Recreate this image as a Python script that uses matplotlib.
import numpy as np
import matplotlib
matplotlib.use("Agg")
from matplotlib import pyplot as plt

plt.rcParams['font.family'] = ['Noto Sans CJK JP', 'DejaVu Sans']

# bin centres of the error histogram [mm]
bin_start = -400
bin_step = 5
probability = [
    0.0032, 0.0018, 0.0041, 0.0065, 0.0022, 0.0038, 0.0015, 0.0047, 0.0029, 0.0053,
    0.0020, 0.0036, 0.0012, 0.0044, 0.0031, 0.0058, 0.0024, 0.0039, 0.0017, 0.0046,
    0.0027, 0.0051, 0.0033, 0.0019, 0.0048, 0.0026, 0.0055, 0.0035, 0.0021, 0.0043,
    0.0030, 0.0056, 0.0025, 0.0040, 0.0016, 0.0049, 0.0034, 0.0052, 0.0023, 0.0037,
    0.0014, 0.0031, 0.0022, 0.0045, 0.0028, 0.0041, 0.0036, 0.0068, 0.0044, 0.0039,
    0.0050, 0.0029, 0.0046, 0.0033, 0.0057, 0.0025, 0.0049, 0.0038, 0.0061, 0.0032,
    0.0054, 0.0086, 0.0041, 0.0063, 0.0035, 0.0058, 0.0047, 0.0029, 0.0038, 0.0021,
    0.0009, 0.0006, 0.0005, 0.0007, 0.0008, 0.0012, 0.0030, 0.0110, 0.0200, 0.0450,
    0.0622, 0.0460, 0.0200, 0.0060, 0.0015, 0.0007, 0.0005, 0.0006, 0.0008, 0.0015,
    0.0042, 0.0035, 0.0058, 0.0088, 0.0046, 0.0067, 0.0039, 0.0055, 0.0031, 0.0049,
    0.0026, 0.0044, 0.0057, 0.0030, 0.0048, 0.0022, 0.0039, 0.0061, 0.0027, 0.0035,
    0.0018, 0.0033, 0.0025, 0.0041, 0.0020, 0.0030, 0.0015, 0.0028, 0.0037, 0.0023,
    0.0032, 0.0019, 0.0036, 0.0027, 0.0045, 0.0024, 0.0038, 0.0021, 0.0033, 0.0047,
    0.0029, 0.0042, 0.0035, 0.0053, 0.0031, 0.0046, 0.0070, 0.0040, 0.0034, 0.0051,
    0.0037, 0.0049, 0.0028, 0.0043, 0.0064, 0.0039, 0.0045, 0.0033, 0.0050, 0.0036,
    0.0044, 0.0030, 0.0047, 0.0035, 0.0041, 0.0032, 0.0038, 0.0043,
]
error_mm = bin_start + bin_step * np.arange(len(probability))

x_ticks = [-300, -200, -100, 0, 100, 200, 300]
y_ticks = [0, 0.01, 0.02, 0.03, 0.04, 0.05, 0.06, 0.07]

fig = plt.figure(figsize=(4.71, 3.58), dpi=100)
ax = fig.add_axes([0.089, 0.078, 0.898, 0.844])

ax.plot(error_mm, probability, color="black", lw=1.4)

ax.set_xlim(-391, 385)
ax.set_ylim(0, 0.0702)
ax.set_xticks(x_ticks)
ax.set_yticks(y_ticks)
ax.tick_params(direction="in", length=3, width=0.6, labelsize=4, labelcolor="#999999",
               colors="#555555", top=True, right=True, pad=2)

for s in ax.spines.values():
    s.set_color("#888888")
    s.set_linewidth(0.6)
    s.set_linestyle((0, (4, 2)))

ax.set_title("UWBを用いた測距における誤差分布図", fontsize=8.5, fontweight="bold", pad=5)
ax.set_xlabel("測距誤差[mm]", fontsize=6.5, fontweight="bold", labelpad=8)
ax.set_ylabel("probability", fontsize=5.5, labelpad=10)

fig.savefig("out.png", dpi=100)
***
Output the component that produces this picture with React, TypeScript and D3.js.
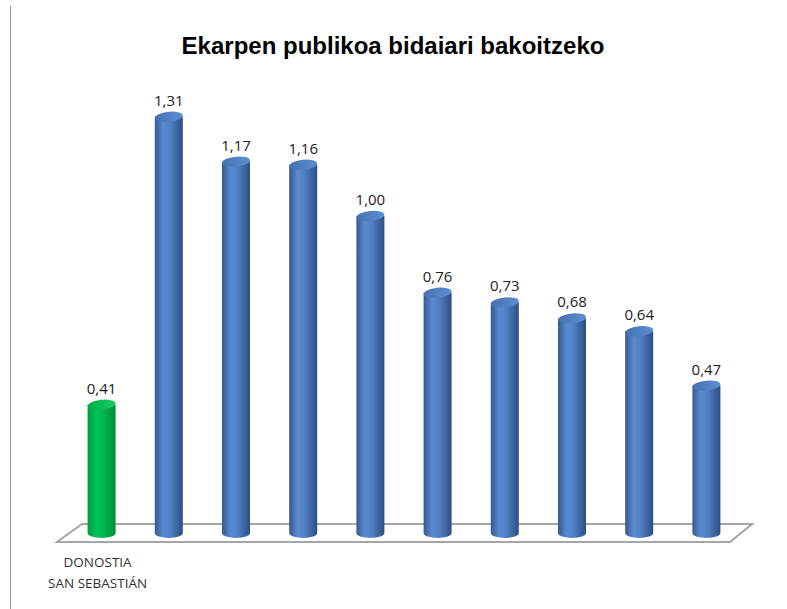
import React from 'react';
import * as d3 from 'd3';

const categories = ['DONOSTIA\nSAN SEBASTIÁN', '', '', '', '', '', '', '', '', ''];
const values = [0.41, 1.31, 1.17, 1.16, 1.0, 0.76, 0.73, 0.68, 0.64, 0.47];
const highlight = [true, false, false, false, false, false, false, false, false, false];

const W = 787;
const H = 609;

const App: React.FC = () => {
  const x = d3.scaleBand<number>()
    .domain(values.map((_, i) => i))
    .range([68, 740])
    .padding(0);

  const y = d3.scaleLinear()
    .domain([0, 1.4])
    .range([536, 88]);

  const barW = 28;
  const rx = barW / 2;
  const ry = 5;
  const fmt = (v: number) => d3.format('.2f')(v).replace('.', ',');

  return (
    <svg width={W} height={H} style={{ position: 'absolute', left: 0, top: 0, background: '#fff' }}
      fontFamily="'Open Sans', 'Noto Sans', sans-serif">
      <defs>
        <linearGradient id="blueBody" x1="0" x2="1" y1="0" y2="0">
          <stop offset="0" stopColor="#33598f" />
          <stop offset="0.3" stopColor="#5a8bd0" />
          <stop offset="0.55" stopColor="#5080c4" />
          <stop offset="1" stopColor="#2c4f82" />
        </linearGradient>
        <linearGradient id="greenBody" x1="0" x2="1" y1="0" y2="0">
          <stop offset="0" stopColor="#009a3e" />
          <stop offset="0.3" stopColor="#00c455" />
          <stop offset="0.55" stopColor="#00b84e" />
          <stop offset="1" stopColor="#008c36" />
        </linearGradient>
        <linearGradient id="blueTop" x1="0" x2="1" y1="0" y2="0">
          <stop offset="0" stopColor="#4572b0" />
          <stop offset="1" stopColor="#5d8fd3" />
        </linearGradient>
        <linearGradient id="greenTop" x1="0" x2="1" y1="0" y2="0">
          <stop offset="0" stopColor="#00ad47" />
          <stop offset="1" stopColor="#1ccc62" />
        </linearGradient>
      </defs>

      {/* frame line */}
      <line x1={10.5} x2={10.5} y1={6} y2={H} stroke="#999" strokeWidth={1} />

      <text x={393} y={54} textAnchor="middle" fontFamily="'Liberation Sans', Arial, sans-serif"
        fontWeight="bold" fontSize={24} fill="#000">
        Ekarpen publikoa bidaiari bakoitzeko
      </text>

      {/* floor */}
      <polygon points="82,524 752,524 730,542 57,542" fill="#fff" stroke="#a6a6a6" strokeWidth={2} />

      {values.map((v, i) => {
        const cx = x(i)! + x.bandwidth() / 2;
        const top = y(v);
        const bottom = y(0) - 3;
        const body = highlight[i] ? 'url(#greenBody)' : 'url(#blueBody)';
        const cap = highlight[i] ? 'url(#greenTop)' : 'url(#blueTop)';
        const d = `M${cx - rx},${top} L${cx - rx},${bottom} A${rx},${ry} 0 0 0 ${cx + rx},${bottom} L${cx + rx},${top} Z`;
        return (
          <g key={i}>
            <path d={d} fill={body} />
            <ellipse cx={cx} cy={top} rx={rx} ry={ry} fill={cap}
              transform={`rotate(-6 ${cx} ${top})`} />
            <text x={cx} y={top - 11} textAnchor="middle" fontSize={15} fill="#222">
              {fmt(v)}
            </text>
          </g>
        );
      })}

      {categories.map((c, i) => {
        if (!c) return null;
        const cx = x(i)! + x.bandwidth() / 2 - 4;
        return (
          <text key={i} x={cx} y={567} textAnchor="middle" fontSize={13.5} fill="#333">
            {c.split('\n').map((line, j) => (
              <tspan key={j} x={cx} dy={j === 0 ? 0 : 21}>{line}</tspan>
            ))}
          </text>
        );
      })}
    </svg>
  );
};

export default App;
***
◆ EXERCISE INSTRUCTIONS ◆
Leave out the pictures and quote exactly the lines from the one where "Output the component" appears to the one where "const fmt = (v: number)" appears, both ends counted.

◆ FINAL ANSWER ◆
Output the component that produces this picture with React, TypeScript and D3.js.
import React from 'react';
import * as d3 from 'd3';

const categories = ['DONOSTIA\nSAN SEBASTIÁN', '', '', '', '', '', '', '', '', ''];
const values = [0.41, 1.31, 1.17, 1.16, 1.0, 0.76, 0.73, 0.68, 0.64, 0.47];
const highlight = [true, false, false, false, false, false, false, false, false, false];

const W = 787;
const H = 609;

const App: React.FC = () => {
  const x = d3.scaleBand<number>()
    .domain(values.map((_, i) => i))
    .range([68, 740])
    .padding(0);

  const y = d3.scaleLinear()
    .domain([0, 1.4])
    .range([536, 88]);

  const barW = 28;
  const rx = barW / 2;
  const ry = 5;
  const fmt = (v: number) => d3.format('.2f')(v).replace('.', ',');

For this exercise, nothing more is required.